Sunday 21 October 2007

Naomi Klein's critique of neo-liberalism - The Shock Doctrine

I read this book over the last week and I advise anyone to have a read. Over the past few decades, many of the ideas of the far left have found new homes on the right. Lenin believed that it was in conditions of catastrophic upheaval that humanity advances most rapidly and the idea that economic progress can be achieved through the devastation of entire societies has been a key part of the neo-liberal cult of the free market.

Soviet-style economies left an inheritance of human and ecological devastation, while neo-liberal policies have had results that are not radically dissimilar in many countries. Yet, while the Marxist faith in central planning is now confined to a few dingy sects, a quasi-religious belief in free markets continues to shape the policies of governments.

Many writers have pointed to the havoc and ruin that have accompanied the imposition of free markets across the world. Whether in Africa, Asia, Latin America or post-communist Europe, policies of wholesale privatisation and structural adjustment have led to declining economic activity and social dislocation on a massive scale.

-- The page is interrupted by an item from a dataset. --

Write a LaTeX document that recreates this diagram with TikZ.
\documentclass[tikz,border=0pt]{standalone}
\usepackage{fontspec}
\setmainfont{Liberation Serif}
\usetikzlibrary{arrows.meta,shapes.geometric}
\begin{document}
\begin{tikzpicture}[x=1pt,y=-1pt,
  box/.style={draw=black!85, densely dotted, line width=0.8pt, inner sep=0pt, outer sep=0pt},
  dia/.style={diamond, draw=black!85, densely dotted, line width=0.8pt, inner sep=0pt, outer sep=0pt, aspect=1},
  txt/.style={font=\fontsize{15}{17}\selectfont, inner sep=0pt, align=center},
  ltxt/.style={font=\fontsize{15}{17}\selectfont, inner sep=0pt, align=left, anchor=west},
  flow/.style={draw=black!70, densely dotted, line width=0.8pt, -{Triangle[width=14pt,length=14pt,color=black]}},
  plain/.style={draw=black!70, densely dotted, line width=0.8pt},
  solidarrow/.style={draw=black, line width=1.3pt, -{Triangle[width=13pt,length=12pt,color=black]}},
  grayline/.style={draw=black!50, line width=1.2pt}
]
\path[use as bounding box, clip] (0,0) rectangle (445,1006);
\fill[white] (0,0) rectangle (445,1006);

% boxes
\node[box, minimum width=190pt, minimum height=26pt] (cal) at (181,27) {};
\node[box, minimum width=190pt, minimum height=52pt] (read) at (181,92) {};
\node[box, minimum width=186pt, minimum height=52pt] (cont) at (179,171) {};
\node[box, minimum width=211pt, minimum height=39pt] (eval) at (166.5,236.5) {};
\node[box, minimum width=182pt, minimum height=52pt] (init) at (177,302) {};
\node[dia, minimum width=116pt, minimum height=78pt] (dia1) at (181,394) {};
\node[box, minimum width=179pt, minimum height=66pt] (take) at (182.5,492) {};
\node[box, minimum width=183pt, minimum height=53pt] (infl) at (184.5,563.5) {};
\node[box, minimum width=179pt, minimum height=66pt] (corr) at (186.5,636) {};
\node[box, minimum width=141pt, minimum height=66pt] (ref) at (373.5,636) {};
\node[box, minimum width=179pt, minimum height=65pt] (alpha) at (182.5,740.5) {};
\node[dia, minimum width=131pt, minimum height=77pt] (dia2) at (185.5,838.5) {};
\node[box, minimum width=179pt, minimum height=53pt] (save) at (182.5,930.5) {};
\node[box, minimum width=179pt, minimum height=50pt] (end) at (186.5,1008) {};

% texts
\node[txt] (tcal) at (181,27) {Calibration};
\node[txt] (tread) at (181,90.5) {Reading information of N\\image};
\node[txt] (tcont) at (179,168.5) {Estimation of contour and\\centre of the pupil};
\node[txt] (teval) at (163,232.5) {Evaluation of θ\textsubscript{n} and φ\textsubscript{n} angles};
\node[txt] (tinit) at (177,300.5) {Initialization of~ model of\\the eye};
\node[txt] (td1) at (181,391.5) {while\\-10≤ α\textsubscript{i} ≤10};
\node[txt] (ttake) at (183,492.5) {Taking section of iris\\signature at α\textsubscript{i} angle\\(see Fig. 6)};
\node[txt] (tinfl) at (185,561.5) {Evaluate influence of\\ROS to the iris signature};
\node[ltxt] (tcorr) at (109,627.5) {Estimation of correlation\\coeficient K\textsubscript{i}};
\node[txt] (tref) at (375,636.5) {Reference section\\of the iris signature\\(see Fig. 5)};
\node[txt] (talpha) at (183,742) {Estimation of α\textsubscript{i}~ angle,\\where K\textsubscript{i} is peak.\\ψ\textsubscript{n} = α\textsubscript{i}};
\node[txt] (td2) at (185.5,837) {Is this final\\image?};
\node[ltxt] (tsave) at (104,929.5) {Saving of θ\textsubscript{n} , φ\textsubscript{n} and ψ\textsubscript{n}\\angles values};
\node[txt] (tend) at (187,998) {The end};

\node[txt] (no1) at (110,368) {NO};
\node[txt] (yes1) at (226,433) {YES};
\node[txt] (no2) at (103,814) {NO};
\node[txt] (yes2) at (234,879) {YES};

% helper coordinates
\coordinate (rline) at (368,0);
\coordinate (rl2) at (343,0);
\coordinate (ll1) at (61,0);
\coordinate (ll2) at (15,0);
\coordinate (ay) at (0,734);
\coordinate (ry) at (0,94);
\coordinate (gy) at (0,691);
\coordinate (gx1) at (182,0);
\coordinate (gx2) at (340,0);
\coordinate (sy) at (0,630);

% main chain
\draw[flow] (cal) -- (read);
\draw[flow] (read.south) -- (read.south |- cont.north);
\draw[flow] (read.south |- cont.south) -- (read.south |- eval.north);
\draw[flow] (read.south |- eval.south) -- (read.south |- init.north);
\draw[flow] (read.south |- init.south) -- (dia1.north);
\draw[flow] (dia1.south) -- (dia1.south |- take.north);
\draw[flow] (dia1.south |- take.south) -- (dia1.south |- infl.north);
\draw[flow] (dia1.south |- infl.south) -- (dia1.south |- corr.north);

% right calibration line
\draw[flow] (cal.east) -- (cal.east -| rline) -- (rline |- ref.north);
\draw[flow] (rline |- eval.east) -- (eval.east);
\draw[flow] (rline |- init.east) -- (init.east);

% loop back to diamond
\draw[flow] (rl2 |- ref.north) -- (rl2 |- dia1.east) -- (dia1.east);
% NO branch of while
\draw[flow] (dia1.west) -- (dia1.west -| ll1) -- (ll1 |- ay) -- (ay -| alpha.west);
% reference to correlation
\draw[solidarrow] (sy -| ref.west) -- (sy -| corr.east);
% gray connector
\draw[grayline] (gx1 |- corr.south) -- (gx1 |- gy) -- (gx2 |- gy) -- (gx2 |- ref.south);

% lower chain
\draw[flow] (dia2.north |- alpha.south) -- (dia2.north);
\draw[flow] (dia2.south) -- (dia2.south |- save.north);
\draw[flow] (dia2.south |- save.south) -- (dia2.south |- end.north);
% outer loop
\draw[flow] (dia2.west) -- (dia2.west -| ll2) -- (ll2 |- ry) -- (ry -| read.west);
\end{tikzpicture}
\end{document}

Anyone who has watched a country lurch from one crisis to another as the bureaucrats of the IMF impose cut after cut in pursuit of the holy grail of stabilisation will recognise the process Naomi Klein describes in her latest and most important book to date.

In Argentina not long before the economic collapse of 2002, the government was struggling to implement an IMF diktat to roll back public spending at a time when the economy was already rapidly contracting. The result was predictable and the country was plunged into a depression, with calamitous consequences in terms of poverty and social breakdown.

Klein believes that neo-liberalism belongs among "the closed, fundamentalist doctrines that cannot co-exist with other belief-systems . . . The world as it is must be erased to make way for their purist invention. Rooted in biblical fantasies of great floods and great fires, it is a logic that leads ineluctably towards violence."

As Klein sees it, the social breakdowns that have accompanied neo-liberal economic policies are not the result of incompetence or mismanagement. They are integral to the free-market project, which can only advance against a background of disasters. At times, writing in a populist vein that echoes her first book No Logo, published seven years ago, Klein seems to suggest that these disasters are manufactured as part of a deliberate policy framed by corporations with hidden influence in government.